Konon semua agama mengajarkan kebaikan, sehingga kejahatan yang timbul adalah bentuk-bentuk pelanggaran terhadap ajaran agama apapun. Demikian pula kemaksiatan; tak ada satu agama pun di dunia yang menghalalkan kemaksiatan seperti perselingkuhan, perzinaan, pergaulan bebas, konsumsi narkoba, minuman keras, dan pornografi.
Pertanyaannya, mengapa bisnis maksiyat dibiarkan oleh negara yang mengaku sebagai negara yang berketuhanan. Adakah dasar argumen yang sah dari penyelenggara negara dalam memberikan ijin usaha hiburan yang sudah jelas merupakan wahana kehidupan malam yang menjurus pada pergaulan bebas, prostitusi, perzinaan, peredaran narkoba, dst.
Sudah menjadi rahasia umum bahwasanya Bisnis Maksiyat seperti Klab Malam, Diskotek, dan semacamnya di-backing-i aparat. Setorannya lancar, sehingga aktifitas penjualan miras, narkoba, dan bahkan prostitusi terselubung atau terang-terangan pun berjalan lancar. Kondisi ini mendukung berkembang dan menyebarnya kehidupan hedonis yang sebetulnya merusak akar budaya bangsa dan tatanan agama serta martabat keluarga pelakunya.
Kehidupan hedonis seringkali menjadi tolok ukur prestige dan branding para pelaku bisnis. Jika tidak bisa meng-entertain owner atau pemberi pekerjaan, diragukan kemampuan modal atau komitmennya.
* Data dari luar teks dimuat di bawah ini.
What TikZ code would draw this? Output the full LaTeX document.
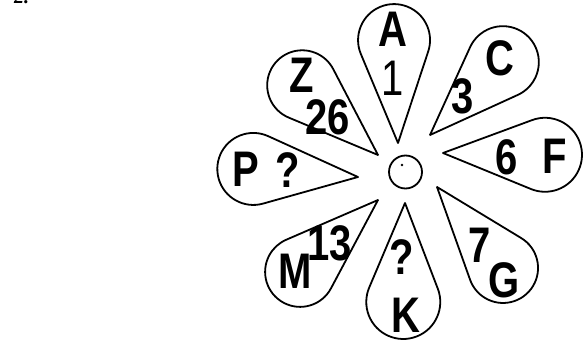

Hmmm.. Tidak cukup entertain, barangkali juga up front cash mesti dijejalkan pada pejabat-pejabat pembuat komitmen. Entertain, kalau sekedar traktir makan-minum di resto berkelas, barangkali tidak menjadi masalah, karena semahal-mahalnya makanan, gak akan bikin bangkrut pelaku bisnis. Namun, mentraktir makan, saat ini, untuk bisnis skala milyar sudah tidak laku alias tidak cukup untuk disebut entertain.
So, dapat kita bayangkan berapa banyak bisnis yang berjalan atas lobi-lobi dalam bentuk entertain haram. Mungkinkah bisnis atau proyek yang berawal dari lobi-lobi haram dapat dijalankan secara benar secara anggaran maupun pelaksanaannya? Dalam sudut pandang negara, siapa yang akhirnya menanggung beban entertain tsb?
Tata nilai kesederhaan, kejujuran, dan profesionalitas telah musnah digilas kehidupan hedonistik kebanyakan pelaku bisnis. Kebanyakan pejabat negara diajari secara turun-temurun untuk beradaptasi dengan dunia bisnis. Yang dulunya tidak bisa golf, sekarang belajar dan akhirnya mahir bergolf ria. Tidak bisa golf dianggap kampungan. Tidak bisa karaoke dianggap ketinggalan jaman.
Duh.. Mau dibawa kemana bangsa ini.
Ketika pejabat negara yang berebut uang yang bukan haknya, membawa uang haram untuk dikonsumsi keluarganya, dapatkah kita bayangkan kelak keturunannya menjadi apa kalau bukan lebih parah dari orang tuanya.
TV Satelit dapat mengantarkan suguhan pornografi dan film-film tanpa sensor;
Mobil Mewah, Rumah Mewah , Villa, dan Gadget Mewah dapat memaksa dirinya mendapatkan uang haram di luar gaji yang semestinya agar dapat membayarnya;
Aktifitas Maksiyat memaksa dirinya tunduk pada pebisnis-pebisnis dan kolega yang memfasilitasinya, yakni memberikan proyek secara tidak benar secara anggaran, dan bahkan tak jarang pejabat melakukan penggelapan uang atau kekayaan negara.
Menutup bisnis maksiyat dan mencela serta memberi sanksi atas prilaku hedonistik adalah satu cara ampuh memperbaiki negara ini. Indonesia tidak perlu FPI jika aparat dan masyarakat tidak tergiur kehidupan maksiyat dan hedonis.
Mari hidup apa adanya. Jalani kehidupan secara wajar, tidak perlu mendahulukan duniawi hingga lupa kehidupan setelah mati.